Exercise aim
Copy out all lines where "chart" appears.
BEGIN Provided data
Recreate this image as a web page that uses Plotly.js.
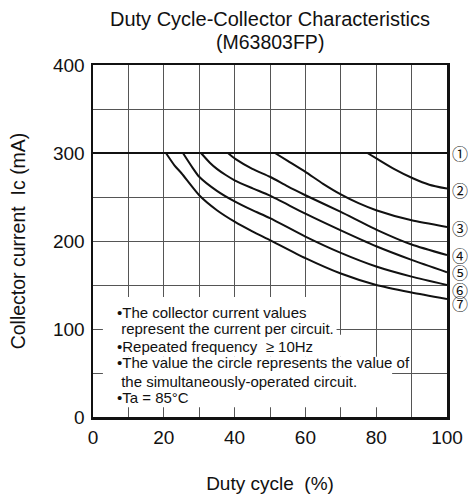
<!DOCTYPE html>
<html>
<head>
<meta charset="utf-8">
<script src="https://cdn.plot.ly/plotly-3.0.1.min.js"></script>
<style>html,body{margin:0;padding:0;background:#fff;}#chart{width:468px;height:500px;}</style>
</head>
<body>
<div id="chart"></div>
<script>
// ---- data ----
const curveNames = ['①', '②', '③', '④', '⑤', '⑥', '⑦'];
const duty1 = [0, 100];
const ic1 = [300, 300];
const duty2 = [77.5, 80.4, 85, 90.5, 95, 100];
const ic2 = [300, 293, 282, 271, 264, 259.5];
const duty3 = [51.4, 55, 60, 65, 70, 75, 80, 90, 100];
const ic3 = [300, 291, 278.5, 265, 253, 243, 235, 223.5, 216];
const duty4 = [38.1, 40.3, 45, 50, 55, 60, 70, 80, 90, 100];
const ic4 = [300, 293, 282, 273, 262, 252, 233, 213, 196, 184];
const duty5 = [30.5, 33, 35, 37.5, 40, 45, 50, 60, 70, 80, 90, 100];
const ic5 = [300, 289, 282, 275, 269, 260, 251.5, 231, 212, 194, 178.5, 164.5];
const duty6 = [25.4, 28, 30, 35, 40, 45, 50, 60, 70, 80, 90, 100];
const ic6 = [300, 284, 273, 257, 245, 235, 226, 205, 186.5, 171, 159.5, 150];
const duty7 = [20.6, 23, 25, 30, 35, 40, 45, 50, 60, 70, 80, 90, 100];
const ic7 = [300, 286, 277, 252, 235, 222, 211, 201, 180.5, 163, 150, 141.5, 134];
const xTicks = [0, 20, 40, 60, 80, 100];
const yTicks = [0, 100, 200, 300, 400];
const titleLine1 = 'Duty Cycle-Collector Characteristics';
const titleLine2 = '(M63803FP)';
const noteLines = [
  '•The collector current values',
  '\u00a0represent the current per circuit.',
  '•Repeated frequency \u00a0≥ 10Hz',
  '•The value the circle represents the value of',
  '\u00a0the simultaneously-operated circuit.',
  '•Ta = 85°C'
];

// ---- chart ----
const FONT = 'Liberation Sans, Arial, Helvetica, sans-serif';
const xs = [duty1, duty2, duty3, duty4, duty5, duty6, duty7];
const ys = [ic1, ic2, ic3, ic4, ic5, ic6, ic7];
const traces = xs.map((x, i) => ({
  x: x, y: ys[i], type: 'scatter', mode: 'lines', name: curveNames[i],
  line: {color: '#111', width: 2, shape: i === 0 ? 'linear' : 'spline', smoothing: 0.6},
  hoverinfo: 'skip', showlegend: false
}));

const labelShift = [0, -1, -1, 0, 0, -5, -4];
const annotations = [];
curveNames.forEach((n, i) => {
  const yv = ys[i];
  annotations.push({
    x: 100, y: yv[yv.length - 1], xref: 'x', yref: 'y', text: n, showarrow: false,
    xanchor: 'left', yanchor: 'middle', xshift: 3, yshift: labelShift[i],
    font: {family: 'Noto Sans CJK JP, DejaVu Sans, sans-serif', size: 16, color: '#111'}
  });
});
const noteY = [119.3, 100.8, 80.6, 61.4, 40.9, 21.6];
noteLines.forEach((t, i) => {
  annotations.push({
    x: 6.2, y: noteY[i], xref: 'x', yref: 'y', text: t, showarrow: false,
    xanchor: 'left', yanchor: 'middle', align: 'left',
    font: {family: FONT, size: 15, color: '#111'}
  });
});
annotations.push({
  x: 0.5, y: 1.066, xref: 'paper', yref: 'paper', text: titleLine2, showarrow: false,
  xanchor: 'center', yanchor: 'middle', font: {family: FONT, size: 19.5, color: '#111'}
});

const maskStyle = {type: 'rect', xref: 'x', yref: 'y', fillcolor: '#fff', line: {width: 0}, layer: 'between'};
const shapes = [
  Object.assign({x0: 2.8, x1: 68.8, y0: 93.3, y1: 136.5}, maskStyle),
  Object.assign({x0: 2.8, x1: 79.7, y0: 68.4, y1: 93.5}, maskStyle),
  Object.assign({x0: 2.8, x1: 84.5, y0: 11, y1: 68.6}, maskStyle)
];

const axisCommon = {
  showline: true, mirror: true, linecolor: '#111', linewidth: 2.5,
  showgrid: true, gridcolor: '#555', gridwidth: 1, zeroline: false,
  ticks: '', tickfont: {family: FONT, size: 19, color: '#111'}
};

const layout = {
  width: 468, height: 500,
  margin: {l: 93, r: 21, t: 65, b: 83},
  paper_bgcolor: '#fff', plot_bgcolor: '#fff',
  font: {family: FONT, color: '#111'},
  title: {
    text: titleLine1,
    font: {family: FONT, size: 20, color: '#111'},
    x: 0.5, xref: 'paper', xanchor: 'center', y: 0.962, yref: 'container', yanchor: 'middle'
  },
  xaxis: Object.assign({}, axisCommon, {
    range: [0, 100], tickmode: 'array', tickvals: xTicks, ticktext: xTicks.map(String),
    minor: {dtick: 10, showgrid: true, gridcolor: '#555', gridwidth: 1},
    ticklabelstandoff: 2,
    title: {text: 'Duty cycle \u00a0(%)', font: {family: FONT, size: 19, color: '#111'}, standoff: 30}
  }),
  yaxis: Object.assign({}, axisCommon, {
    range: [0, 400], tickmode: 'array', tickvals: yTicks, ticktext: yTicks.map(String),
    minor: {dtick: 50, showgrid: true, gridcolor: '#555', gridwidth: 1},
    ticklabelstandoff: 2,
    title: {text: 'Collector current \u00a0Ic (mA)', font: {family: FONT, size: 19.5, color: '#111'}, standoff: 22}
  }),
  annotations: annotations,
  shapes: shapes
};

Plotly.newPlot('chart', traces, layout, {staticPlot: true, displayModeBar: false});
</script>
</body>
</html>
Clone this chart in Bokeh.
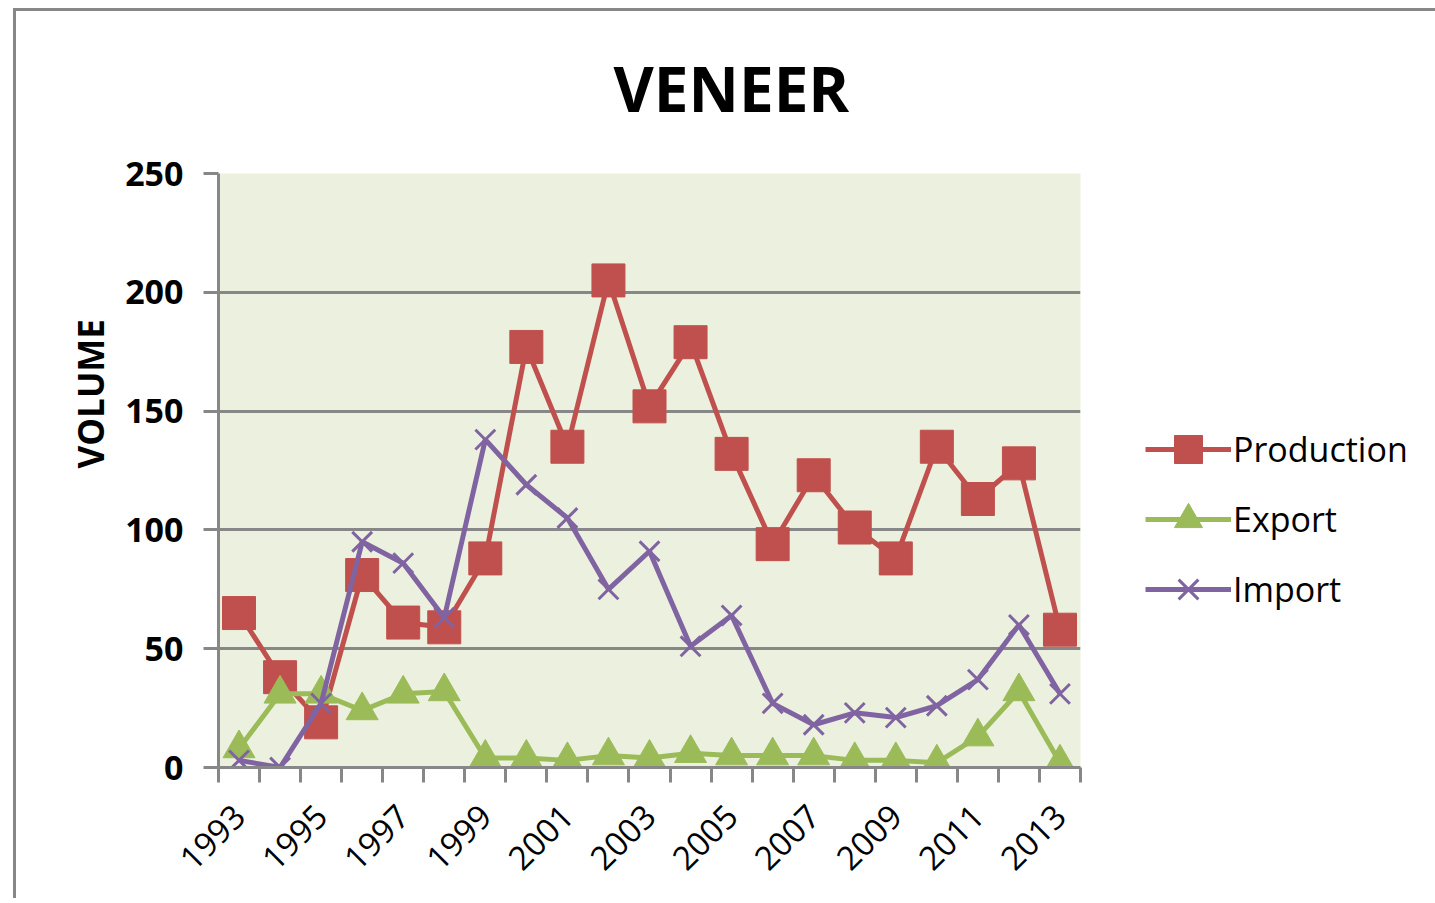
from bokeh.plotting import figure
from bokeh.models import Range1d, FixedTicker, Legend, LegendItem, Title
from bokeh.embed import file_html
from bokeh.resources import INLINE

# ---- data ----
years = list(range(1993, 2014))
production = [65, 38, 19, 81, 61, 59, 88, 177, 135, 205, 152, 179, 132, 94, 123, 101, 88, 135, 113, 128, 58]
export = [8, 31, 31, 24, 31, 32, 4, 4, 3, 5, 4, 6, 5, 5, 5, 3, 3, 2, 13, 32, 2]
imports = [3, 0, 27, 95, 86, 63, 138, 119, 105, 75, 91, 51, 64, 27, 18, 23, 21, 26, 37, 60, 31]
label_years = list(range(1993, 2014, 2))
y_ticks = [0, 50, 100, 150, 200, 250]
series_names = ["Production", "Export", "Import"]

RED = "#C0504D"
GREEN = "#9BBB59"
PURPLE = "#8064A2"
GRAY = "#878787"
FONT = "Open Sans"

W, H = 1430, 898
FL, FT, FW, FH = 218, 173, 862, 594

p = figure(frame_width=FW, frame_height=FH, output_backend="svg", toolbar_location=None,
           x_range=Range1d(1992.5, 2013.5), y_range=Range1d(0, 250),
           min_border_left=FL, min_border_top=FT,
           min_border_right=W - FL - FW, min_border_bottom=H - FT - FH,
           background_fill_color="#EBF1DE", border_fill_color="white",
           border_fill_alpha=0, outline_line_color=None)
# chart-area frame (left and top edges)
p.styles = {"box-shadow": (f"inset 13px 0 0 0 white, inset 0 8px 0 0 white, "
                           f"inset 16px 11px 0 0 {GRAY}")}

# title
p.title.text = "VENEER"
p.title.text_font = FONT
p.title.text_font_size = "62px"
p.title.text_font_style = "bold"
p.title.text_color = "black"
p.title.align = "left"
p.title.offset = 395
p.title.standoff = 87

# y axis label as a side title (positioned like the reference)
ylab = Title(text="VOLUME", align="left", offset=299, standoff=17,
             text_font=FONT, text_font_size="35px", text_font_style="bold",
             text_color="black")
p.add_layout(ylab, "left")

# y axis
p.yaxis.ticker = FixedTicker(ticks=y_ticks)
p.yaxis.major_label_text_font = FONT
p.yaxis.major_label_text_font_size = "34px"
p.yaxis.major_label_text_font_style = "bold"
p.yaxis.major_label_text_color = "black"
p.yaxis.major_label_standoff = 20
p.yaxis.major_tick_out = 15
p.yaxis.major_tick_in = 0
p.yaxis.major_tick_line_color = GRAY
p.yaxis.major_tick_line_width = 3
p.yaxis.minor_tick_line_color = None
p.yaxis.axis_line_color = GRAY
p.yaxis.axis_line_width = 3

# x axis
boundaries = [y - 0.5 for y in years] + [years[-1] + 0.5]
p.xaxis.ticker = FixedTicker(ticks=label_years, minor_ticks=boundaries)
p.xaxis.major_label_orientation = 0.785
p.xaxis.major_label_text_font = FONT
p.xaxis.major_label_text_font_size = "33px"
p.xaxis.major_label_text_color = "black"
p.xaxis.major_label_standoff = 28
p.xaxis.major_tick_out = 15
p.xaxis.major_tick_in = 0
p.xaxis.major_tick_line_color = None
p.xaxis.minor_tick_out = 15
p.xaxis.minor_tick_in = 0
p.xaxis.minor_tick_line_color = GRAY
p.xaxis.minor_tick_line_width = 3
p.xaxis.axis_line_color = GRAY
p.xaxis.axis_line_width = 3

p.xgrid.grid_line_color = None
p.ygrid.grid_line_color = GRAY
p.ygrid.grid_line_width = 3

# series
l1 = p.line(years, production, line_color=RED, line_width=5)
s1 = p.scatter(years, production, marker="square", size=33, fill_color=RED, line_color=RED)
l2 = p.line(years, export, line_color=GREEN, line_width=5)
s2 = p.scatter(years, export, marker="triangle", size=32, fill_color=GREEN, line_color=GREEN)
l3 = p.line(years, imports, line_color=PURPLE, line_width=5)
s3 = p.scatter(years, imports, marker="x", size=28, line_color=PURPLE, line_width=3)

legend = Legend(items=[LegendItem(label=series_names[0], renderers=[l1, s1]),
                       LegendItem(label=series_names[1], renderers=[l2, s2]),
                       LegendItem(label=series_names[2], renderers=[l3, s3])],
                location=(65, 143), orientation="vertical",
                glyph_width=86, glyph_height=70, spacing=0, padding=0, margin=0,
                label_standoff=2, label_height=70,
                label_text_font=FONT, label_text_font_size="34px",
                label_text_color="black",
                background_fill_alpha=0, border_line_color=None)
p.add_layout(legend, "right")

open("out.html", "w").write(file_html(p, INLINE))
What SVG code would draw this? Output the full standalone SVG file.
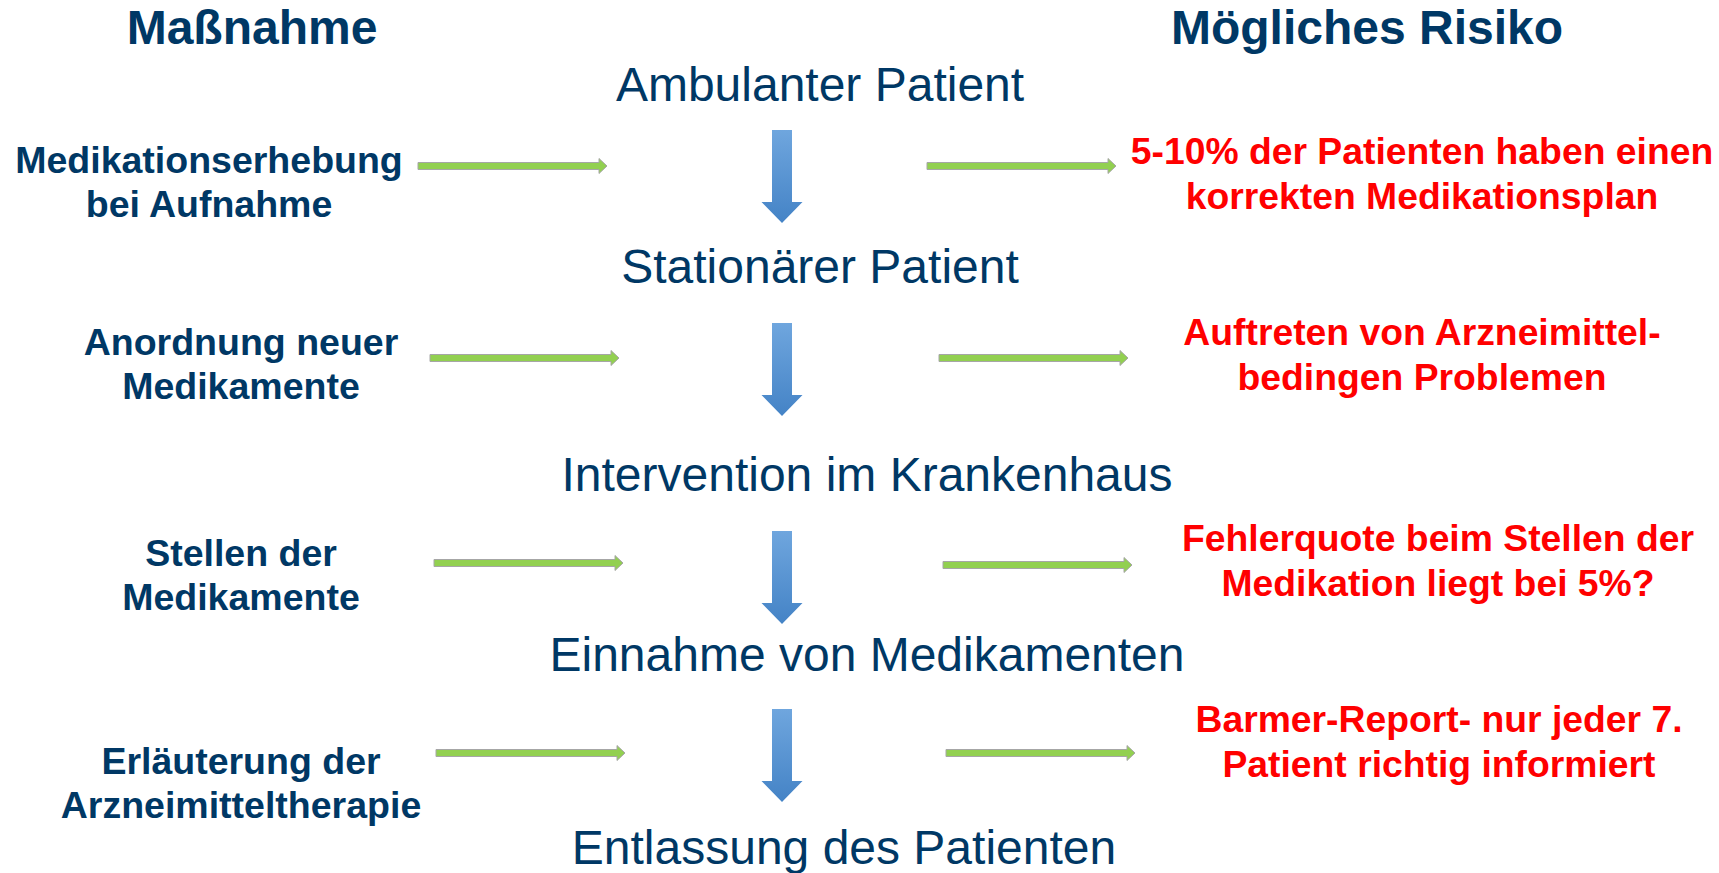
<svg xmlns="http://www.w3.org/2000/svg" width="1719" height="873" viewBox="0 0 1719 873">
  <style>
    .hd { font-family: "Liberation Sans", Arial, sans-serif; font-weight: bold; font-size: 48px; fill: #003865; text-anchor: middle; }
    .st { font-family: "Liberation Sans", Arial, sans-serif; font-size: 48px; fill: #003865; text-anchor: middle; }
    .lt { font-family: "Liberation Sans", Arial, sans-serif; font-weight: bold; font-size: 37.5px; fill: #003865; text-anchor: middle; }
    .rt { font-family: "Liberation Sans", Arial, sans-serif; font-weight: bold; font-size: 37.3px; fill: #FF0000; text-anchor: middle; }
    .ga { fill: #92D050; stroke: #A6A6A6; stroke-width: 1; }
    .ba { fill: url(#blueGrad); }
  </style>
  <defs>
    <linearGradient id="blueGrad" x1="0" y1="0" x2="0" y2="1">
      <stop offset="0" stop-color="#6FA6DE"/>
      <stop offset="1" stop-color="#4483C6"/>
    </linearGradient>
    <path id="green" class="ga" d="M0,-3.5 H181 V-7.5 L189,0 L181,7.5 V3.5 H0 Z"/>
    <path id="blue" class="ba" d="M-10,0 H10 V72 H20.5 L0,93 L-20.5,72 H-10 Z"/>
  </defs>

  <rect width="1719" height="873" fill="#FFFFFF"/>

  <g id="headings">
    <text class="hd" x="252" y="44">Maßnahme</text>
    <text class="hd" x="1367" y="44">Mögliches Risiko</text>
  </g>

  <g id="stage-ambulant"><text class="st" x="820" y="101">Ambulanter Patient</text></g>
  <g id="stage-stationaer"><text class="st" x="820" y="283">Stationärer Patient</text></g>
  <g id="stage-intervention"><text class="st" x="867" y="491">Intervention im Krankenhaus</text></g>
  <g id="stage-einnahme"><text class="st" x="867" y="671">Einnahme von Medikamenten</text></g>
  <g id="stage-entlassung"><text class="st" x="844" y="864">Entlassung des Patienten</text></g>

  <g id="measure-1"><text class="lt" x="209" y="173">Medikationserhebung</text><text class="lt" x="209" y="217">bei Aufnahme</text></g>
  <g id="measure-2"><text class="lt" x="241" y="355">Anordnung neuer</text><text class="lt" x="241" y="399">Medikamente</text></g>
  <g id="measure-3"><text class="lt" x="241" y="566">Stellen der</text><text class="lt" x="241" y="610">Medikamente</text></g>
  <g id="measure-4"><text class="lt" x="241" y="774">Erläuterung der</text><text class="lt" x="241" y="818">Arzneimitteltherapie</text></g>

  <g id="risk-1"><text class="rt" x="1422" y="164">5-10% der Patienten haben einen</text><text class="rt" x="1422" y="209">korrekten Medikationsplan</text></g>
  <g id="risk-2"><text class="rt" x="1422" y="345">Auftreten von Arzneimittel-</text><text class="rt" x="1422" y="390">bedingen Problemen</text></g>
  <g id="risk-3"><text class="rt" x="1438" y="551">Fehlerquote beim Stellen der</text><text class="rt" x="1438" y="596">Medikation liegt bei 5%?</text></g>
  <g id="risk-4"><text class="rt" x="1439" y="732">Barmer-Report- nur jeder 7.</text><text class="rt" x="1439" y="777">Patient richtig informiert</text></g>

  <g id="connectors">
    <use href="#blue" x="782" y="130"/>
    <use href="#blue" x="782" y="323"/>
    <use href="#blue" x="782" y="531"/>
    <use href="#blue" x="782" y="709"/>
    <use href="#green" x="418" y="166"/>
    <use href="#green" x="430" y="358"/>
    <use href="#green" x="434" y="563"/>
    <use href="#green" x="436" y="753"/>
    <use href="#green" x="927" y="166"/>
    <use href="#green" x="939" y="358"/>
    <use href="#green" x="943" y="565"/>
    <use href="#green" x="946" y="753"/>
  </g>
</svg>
END Provided data
Written answer
<style>html,body{margin:0;padding:0;background:#fff;}#chart{width:468px;height:500px;}</style>
<div id="chart"></div>
// ---- chart ----
Plotly.newPlot('chart', traces, layout, {staticPlot: true, displayModeBar: false});
Clone this chart in Bokeh.
# chart-area frame (left and top edges)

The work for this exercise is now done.